Проповедуя театрализацию жизни, Евреинов ссылается на балаганный театр и поддерживает тем самым тенденцию к примитивизму, характерную как для русского, так и для западного театра его времени. Особую роль играет у него образ и маска Арлекина. Если у Блока, например, Арлекин – это всего один из персонажей, то для Евреинова он воплощает в себе принцип театральности как таковой, является метазнаком театральности. Выступая посредницей между искусством и жизнью, между бытием и значением, маска призвана демонстрировать власть человека над судьбой. В этом отношении Евреинов вступает в противоречие с традицией театра марионеток, подчеркивавшего бессилие человека. Смерть, которую европейский символизм трактовал как вечную угрозу (Метерлинк, Гофмансталь в «Смерти Тициана» и в «Глупце и смерти») и которой Блок в «Балаганчике» придал нарочитую банальность, представив ее как фигуру, сделанную из картона, переосмысляется Евреиновым как явление, отражающее комизм человеческой жизни. В его драме «Веселая смерть» победа над страхом смерти приравнивается к победе над смертью[201]. Противоядием против смерти становится смех, апотропеический акт, изгоняющий страх смерти, а вместе с ним и самое смерть[202]. Безусловно возможное, по учению Николая Федорова, преодоление смерти Евреинов сублимировал в форме психологического отношения к ней[203]. Арлекин предстает у него не только как воплощение способности человека к преображению, но и как комическая фигура, владеющая оружием смеха, дающим ему власть над жизнью и смертью. Миф о победе над смертью, сочиненный Федоровым, вступает у Евреинова в сочетание с карнавальной утопией воскрешения[204].

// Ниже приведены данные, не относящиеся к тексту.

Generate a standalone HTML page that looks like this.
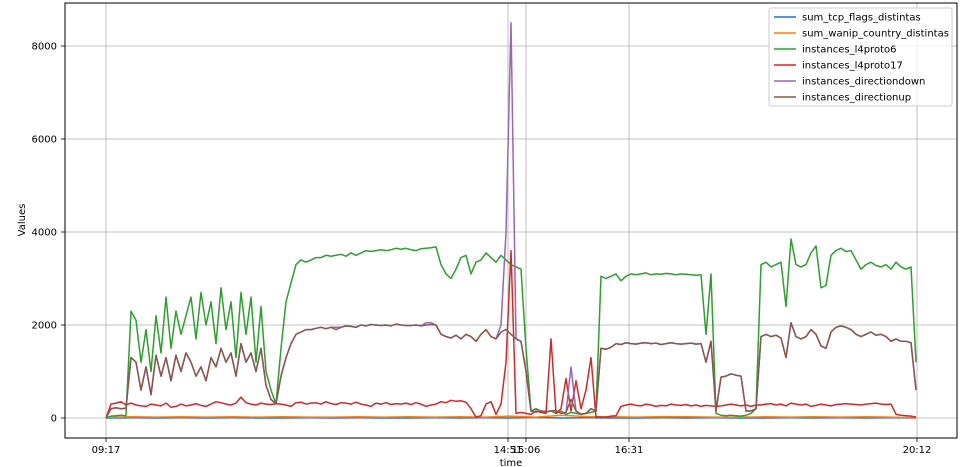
<!DOCTYPE html>
<html><head><meta charset="utf-8"><style>
html,body{margin:0;padding:0;background:#fff}
svg{display:block;font-family:"DejaVu Sans","Liberation Sans",sans-serif}
</style></head><body>
<svg id="chart" width="968" height="467" viewBox="0 0 968 467" xmlns="http://www.w3.org/2000/svg">
<rect x="0" y="0" width="968" height="467" fill="#fff"/>
<g id="grid"></g>
<g id="series"></g>
<rect x="65" y="3" width="892" height="435" fill="none" stroke="#000" stroke-width="1"/>
<g id="ticks"></g>
<text x="511" y="466" font-size="10" text-anchor="middle">time</text>
<text x="0" y="0" font-size="10" text-anchor="middle" transform="translate(25,220) rotate(-90)">Values</text>
<g id="legend"></g>
</svg>
<script>
const seriesNames = ["sum_tcp_flags_distintas","sum_wanip_country_distintas","instances_l4proto6","instances_l4proto17","instances_directiondown","instances_directionup"];
const seriesColors = ["#1f77b4","#ff7f0e","#2ca02c","#d62728","#9467bd","#8c564b"];
const yTicks = [0,2000,4000,6000,8000];
const xTickPos = [0,80.4,84,104.6,162.2];
const xTickLabels = ["09:17","14:51","15:06","16:31","20:12"];
const blueValues = [0,5,0,5,0,5,0,0,5,0,5,0,0,5,0,5,0,10,0,5,0,0,5,0,5,0,0,5,0,5,0,5,0];
const orangeValues = [10,25,20,25,20,25,20,25,20,20,25,20,25,20,25,20,40,20,60,30,25,20,30,25,20,20,25,20,25,20,25,20,5];
const greenValues = [0,40,50,60,50,
2300,2100,1200,1900,1000,2200,1400,2600,1500,2300,1800,
2200,2600,1700,2700,2000,2500,1600,2800,1900,2500,1300,2700,1800,2600,1200,2400,1000,600,300,1500,
2500,2900,3300,3400,3350,
3400,3450,3450,3500,3480,3500,3520,3480,3550,3500,3550,3600,3580,3600,3620,3600,3620,3650,3630,3650,3620,3600,3640,3650,3660,3680,
3300,3100,3000,3200,3450,3500,3100,3350,3400,3550,3450,3350,3500,3400,3300,3250,3200,
1500,150,200,150,130,150,100,150,80,120,100,80,100,120,
150,3050,3000,3050,3100,2950,3050,3100,3080,3100,3120,3080,3100,3090,3110,3100,3080,3100,3090,3080,3070,3080,
1800,3100,100,60,50,60,50,40,60,100,
200,3300,3350,3250,3300,3350,2400,3850,3300,3250,3300,3550,3700,2800,2850,3500,
3600,3650,3580,3600,3400,3200,3300,3350,3280,3250,3300,3200,3350,3250,3200,3250,1200];
const redValues = [0,300,320,350,280,
320,280,260,250,300,280,260,320,230,250,300,260,280,310,270,250,300,350,330,300,280,320,450,330,300,280,320,300,290,310,300,280,250,330,340,300,
320,330,300,350,310,290,330,320,300,340,300,280,250,320,300,330,290,310,300,320,290,330,300,250,280,300,
350,330,380,360,370,340,200,20,50,300,350,80,300,1200,3600,100,120,
100,80,150,120,100,1700,100,200,850,150,800,200,600,1300,20,
20,20,40,50,250,
280,300,270,260,300,280,250,270,260,300,280,270,290,260,280,250,270,260,
250,260,280,300,280,260,280,250,280,
280,300,310,280,300,260,320,300,280,300,250,270,300,280,260,290,300,310,300,290,280,300,310,320,300,290,300,
80,60,50,40,20];
const purpleValues = [0,200,220,200,210,
1300,1200,600,1100,500,1350,900,1300,800,1350,1000,
1400,1200,900,1100,800,1300,1100,1500,1200,1400,900,1600,1200,1400,1000,1500,700,400,300,900,
1300,1600,1800,1850,1900,
1900,1930,1950,1920,1950,1950,1950,1980,1970,1950,2000,1980,2010,2000,1990,2000,1980,2020,2000,1990,1990,2000,1980,2050,2050,2000,
1800,1750,1720,1780,1700,1800,1750,1650,1800,1900,1750,1700,2000,4000,8500,1700,1650,
1000,150,130,150,140,150,160,100,120,1100,150,80,100,200,
150,1500,1480,1520,1600,1580,1620,1600,1590,1610,1620,1600,1610,1580,1600,1620,1600,1590,1600,1610,1590,1600,
1200,1650,150,880,900,950,920,900,150,150,
200,1750,1800,1750,1780,1720,1300,2050,1750,1700,1750,1900,1800,1550,1500,1850,
1950,1980,1950,1900,1800,1750,1800,1850,1780,1800,1750,1650,1700,1650,1650,1620,600];
const brownValues = [0,200,220,200,210,
1300,1200,600,1100,500,1350,900,1300,800,1350,1000,
1400,1200,900,1100,800,1300,1100,1500,1200,1400,900,1600,1200,1400,1000,1500,700,400,300,900,
1300,1600,1800,1850,1900,
1900,1930,1950,1920,1950,1900,1950,1980,1970,1950,2000,1980,2010,2000,1990,2000,1980,2020,2000,1990,1990,2000,1980,2000,2010,2000,
1800,1750,1720,1780,1700,1800,1750,1650,1800,1900,1750,1700,1850,1900,1800,1700,1650,
1000,150,130,150,140,150,160,100,120,400,150,80,100,200,
150,1500,1480,1520,1600,1580,1620,1600,1590,1610,1620,1600,1610,1580,1600,1620,1600,1590,1600,1610,1590,1600,
1200,1650,150,880,900,950,920,900,150,150,
200,1750,1800,1750,1780,1720,1300,2050,1750,1700,1750,1900,1800,1550,1500,1850,
1950,1980,1950,1900,1800,1750,1800,1850,1780,1800,1750,1650,1700,1650,1650,1620,600];

const NS="http://www.w3.org/2000/svg";
const X0=106, X1=916, IMAX=162;
function xScale(i){return X0+(X1-X0)*i/IMAX;}
function yScale(v){return 418-v*(372/8000);}

const grid=document.getElementById('grid');
const ticks=document.getElementById('ticks');
yTicks.forEach(function(t){
  const y=yScale(t);
  const gl=document.createElementNS(NS,'line');
  gl.setAttribute('x1',65);gl.setAttribute('x2',957);gl.setAttribute('y1',y);gl.setAttribute('y2',y);
  gl.setAttribute('stroke','#b0b0b0');gl.setAttribute('stroke-width','0.8');
  
  
  grid.appendChild(gl);
  const tk=document.createElementNS(NS,'line');
  tk.setAttribute('x1',61);tk.setAttribute('x2',65);tk.setAttribute('y1',y);tk.setAttribute('y2',y);
  tk.setAttribute('stroke','#000');tk.setAttribute('stroke-width','0.8');
  
  
  ticks.appendChild(tk);
  const tx=document.createElementNS(NS,'text');
  tx.setAttribute('x',57);tx.setAttribute('y',y+3.5);tx.setAttribute('font-size','10');tx.setAttribute('text-anchor','end');
  tx.textContent=t;
  
  
  ticks.appendChild(tx);
});
xTickPos.forEach(function(p,k){
  const x=xScale(p);
  const gl=document.createElementNS(NS,'line');
  gl.setAttribute('x1',x);gl.setAttribute('x2',x);gl.setAttribute('y1',3);gl.setAttribute('y2',438);
  gl.setAttribute('stroke','#b0b0b0');gl.setAttribute('stroke-width','0.8');
  
  
  grid.appendChild(gl);
  const tk=document.createElementNS(NS,'line');
  tk.setAttribute('x1',x);tk.setAttribute('x2',x);tk.setAttribute('y1',438);tk.setAttribute('y2',442);
  tk.setAttribute('stroke','#000');tk.setAttribute('stroke-width','0.8');
  
  
  ticks.appendChild(tk);
  const tx=document.createElementNS(NS,'text');
  tx.setAttribute('x',x);tx.setAttribute('y',453);tx.setAttribute('font-size','10');tx.setAttribute('text-anchor','middle');
  tx.textContent=xTickLabels[k];
  
  
  ticks.appendChild(tx);
});

const allSeries=[blueValues,orangeValues,greenValues,redValues,purpleValues,brownValues];
const seriesG=document.getElementById('series');
allSeries.forEach(function(vals,s){
  const step=IMAX/(vals.length-1);
  const pts=vals.map(function(v,i){return xScale(i*step).toFixed(1)+','+yScale(v).toFixed(1);}).join(' ');
  const pl=document.createElementNS(NS,'polyline');
  pl.setAttribute('points',pts);pl.setAttribute('fill','none');
  pl.setAttribute('stroke',seriesColors[s]);pl.setAttribute('stroke-width','1.5');pl.setAttribute('stroke-linejoin','round');
  
  
  seriesG.appendChild(pl);
});

const lg=document.getElementById('legend');
const box=document.createElementNS(NS,'rect');
box.setAttribute('x',769);box.setAttribute('y',8);box.setAttribute('width',183);box.setAttribute('height',98);box.setAttribute('rx',2);
box.setAttribute('fill','#fff');box.setAttribute('fill-opacity','0.8');box.setAttribute('stroke','#ccc');


lg.appendChild(box);
seriesNames.forEach(function(n,s){
  const y=17+s*16;
  const ln=document.createElementNS(NS,'line');
  ln.setAttribute('x1',774);ln.setAttribute('x2',796);ln.setAttribute('y1',y);ln.setAttribute('y2',y);
  ln.setAttribute('stroke',seriesColors[s]);ln.setAttribute('stroke-width','1.5');
  
  
  lg.appendChild(ln);
  const tx=document.createElementNS(NS,'text');
  tx.setAttribute('x',802);tx.setAttribute('y',y+3.5);tx.setAttribute('font-size','10');
  tx.textContent=n;
  
  
  lg.appendChild(tx);
});
</script>
</body></html>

В качестве инкарнации театральности Арлекин выступает у Евреинова как маска, предназначенная для пересоздания собственной жизни. Процесс self-fashioning, построения роли с помощью маски и костюмов, а также определенных моделей поведения, является неотъемлемой частью его концепции. Принцип self-fashioning, манифестированный в образе Арлекина, указывает на связь Евреинова с широкой традицией ролевой саморепрезентации поэта, будь то роль визионера и пророка (как у Белого), или эстета и денди (как у Уайльда, которого Евреинов обильно цитирует как пример радикальной театрализации жизни), или романтического Пьеро (одна из масок Блока), или хулигана (как у Есенина). Театрализация жизни закономерно приводит Евреинова к выбору маски клоуна или шута как прототипа всякой выставленной напоказ ролевой игры. Именно этой маской пользуется Евреинов – поэт и пророк театральности – в предисловии к сборнику эссе «Театр как
201
Гарольд Сигл интерпретирует эту драму как «repudiation of Maeterlinck’s morbid fixation on death in favor of an affirmative philosophy of live unafraid of death» (Segel, 1984, 93).
202
«Доктор (Арлекину): Что вы чувствуете? – Арлекин: Приступ. – Доктор: Кашля? – Арлекин: Смеха. – Доктор: Что же вам смешно? – Арлекин: Вы! (Заливается смехом) ‹…› Доктор: Какой странный больной» (Евреинов, 1914, 62 и далее).
203
В финале драмы Пьеро объясняет ее смысл: «Господа, я забыл вам сказать, что как ваши аплодисменты, так и шиканье пьесе вряд ли будут приняты всерьез автором, проповедующим, что ни к чему в жизни не стоит относиться серьезно» (Евреинов, 1914, 90).
204
Наряду с текстами Евреинова об Арлекине и теорией театрализации жизни следует упомянуть его работы по монодраме («Введение в монодраму», 1909), а также более поздние статьи, исследующие происхождение трагедии («Происхождение драмы», 1921; «Зачатки трагедии в Древней Руси», 1921 и др.). В теории монодрамы он рассматривает отношения между театром и жизнетворчеством в ином аспекте, выдвигая на первый план понятие переживания (Евреинов, 1909, 9); внешнее действие трактуется им как воплощение внутреннего переживания, которым охвачен не только актер, но и зритель. Тем самым монодрама включается в контекст символистского театра (см.: Блок, Предисловие к сборнику «Лирические драмы» – Блок, 1960, IV, 434, где идет речь о «переживании одной душой»). В своих работах о происхождении трагедии Евреинов переносит акцент на отношения между театром и народом, театром и жестокостью. См. его статью 1918 года «Театр и эшафот» (Евреинов, 1996), где аналогия между театром и эшафотом стирает границу между театром и жизнью.